May Day Celebrations

22 May 2023

A long ago tradition of flower baskets and dancing around the May pole

By LAURA K. DEAL

Photos Carnegie Library of Local History, Boulder CO

As April moves into May, many people’s minds turn to Mother's Day, and the gifting of flowers associated with that holiday. But there is another May holiday deeply associated with the return of flowers in the spring. If you’re of a certain age, perhaps you celebrated the coming of spring on May 1st by making a paper May Day Basket as a child. I remember being in grade school in the 1960s and making a basket out of folded paper, tucking early blooming flowers and maybe a piece or two of candy into it, and then hanging the basket of flowers on the neighbor’s door, ringing the bell and running to hide. The recipient was expected to give chase and try to kiss the basket giver, though the chasing was more fun than the kissing at that young age, and there wasn’t very often an actual kiss.  

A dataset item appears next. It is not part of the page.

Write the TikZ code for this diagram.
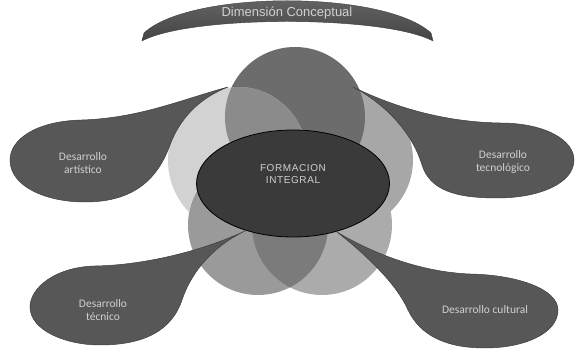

The custom was dying out in the 1960s, but was remembered by Franklin Folsom who was born in 1907 in Boulder. His father, Fred, coached CU football and taught at the CU Law School, and gave his name to both Folsom Field and Folsom Street in Boulder. The younger Folsom grew up to be a prolific writer and was one of the many subjects of the Maria Rogers Oral History Program conducted by the Boulder Public Library. He recalled the horror he felt on a May Day when he was six or seven, around 1913 or 1914, when his mother urged him to deliver a May Day basket to a neighbor girl.

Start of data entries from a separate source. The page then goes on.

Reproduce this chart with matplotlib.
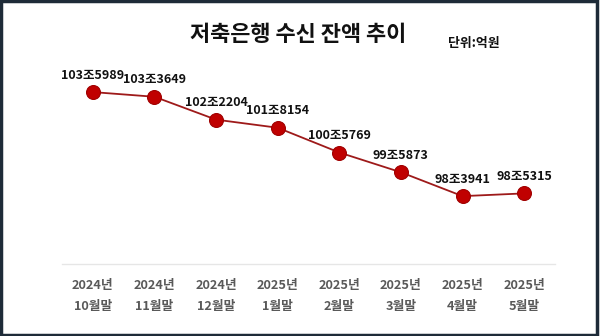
import matplotlib.pyplot as plt
from matplotlib.patches import Rectangle

plt.rcParams['font.family'] = ['Noto Sans CJK KR', 'DejaVu Sans']

# 월말 기준 저축은행 수신 잔액 (단위: 억원)
years = ["2024년", "2024년", "2024년", "2025년", "2025년", "2025년", "2025년", "2025년"]
months = ["10월말", "11월말", "12월말", "1월말", "2월말", "3월말", "4월말", "5월말"]
balance = [1035989, 1033649, 1022204, 1018154, 1005769, 995873, 983941, 985315]


def fmt_jo(v):
    # 억원 -> "103조5989" 형태
    return "{}조{:04d}".format(v // 10000, v % 10000)


fig = plt.figure(figsize=(6, 3.36), dpi=100)
fig.patch.set_facecolor("white")
ax = fig.add_axes([0.1033, 0.2143, 0.8217, 0.595])

x = list(range(len(balance)))
ax.plot(x, balance, color="#9e1a1a", lw=1.3, zorder=2)
ax.scatter(x, balance, s=100, color="#c00000", edgecolor="#a00000", lw=0.8, zorder=3)

for i, v in enumerate(balance):
    ax.annotate(fmt_jo(v), (i, v), xytext=(0, 7.5), textcoords="offset points",
                ha="center", va="bottom", fontsize=9, fontweight="bold", color="#111111")

ax.set_xlim(-0.5, len(balance) - 0.5)
ax.set_ylim(950000, 1050000)
ax.set_xticks(x)
ax.set_xticklabels([y + "\n" + m for y, m in zip(years, months)],
                   fontsize=9.2, fontweight="bold", color="#595959", linespacing=1.75)
ax.tick_params(axis="x", length=0, pad=11)
ax.set_yticks([])
for side in ["top", "left", "right"]:
    ax.spines[side].set_visible(False)
ax.spines["bottom"].set_color("#e6e6e6")
ax.spines["bottom"].set_linewidth(1)

fig.text(0.497, 0.897, "저축은행 수신 잔액 추이", ha="center", va="center",
         fontsize=15.8, fontweight="bold", color="#111111")
fig.text(0.746, 0.872, "단위:억원", ha="left", va="center",
         fontsize=9.3, fontweight="bold", color="#111111")

# 바깥 테두리
fig.patches.append(Rectangle((0.002, 0.004), 0.993, 0.992, transform=fig.transFigure,
                             fill=False, edgecolor="#1e2b38", lw=2.5))

fig.savefig("out.png", dpi=100)
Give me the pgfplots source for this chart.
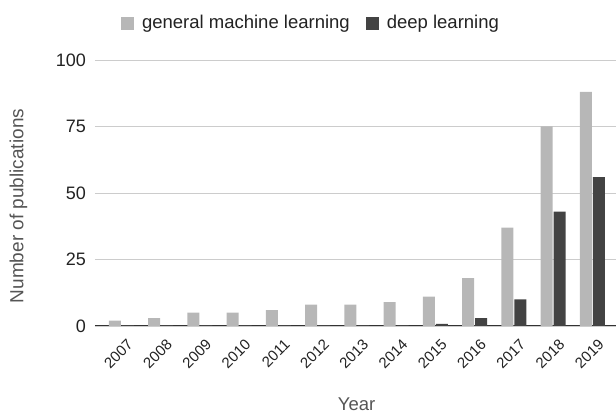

“What you did on May Day according to my mother was pick flowers and take them to young ladies. Well, at the age of six or seven I wasn't quite up to that, but she insisted that I go out and pick Johnny-jump-ups, put them in a little basket and take them...where a new family had moved in with a nice young girl...I got out there and dropped this scrunched up little bunch of flowers on the front porch and fled. I cordially disliked that young girl – a totally irrational emotion – for years!” Chasing and kissing weren’t apparently involved in the tradition in the early 1900s, but just the thought of leaving flowers was enough to sour Franklin Folsom to the whole thing.

Boulder school children also celebrated May Day in the early 1900s with a pageant and dance attended by parents and neighbors. The girls wore white dresses and stockings, with flowers in their hair, and the boys wore white shirts and black pants. The children walked in procession past the spectators and danced around the May Pole. This dance, which involves weaving ribbons around a tall pole, has ancient origins in Europe, India, and elsewhere in the world. The May Pole dance, originally a ritual to ensure the earth's fertility, eventually evolved into a simple celebration of the return of spring. It’s a tradition that continues today in some schools, like Boulder’s Shining Mountain Waldorf School.

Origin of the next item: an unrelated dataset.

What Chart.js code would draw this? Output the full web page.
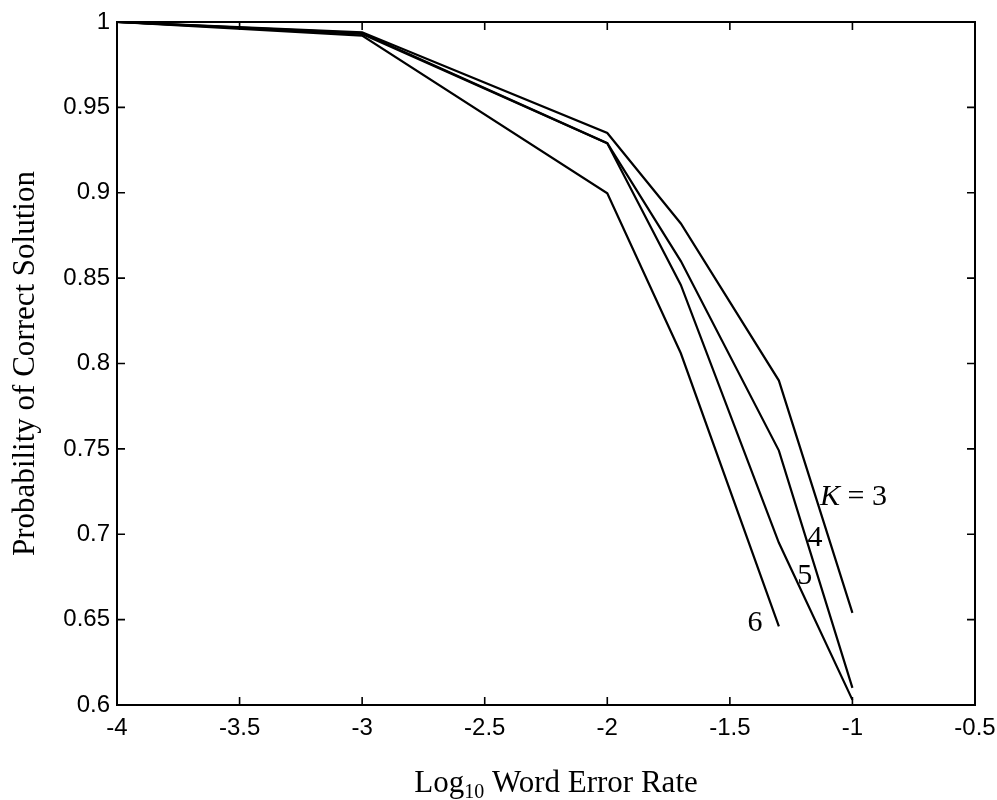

Irene Smith Lybarger, another old-timer in Boulder, told her oral history interviewer that she remembered “May Pole dances. It was about planting time for the farmers…at school we did a May Pole every year…with crepe paper. We’d wind the [flag] pole and have a big time with it.”

It wasn’t just the young children celebrating May Day, though. From 1911 to 1924, women at the University of Colorado put on a May Day Fete as a way to raise money for a campus building of their own. They wanted a dormitory, with their own dining hall and gymnasium, and they raised quite a bit of money over the years, but when the First World War got underway, all building resources were dedicated to the war effort, and the women eventually donated their money toward a pipe organ for Macky Auditorium.

These days, May Day celebrations are much harder to find. What can you do if you can’t find a dozen friends and a May Pole to dance around, or if you don’t want to ring your neighbor’s doorbell and run? You could always bring flowers or some candy to a friend or neighbor and tell them a little bit about the days in Boulder when May Day was celebrated with dances and baskets and flowers.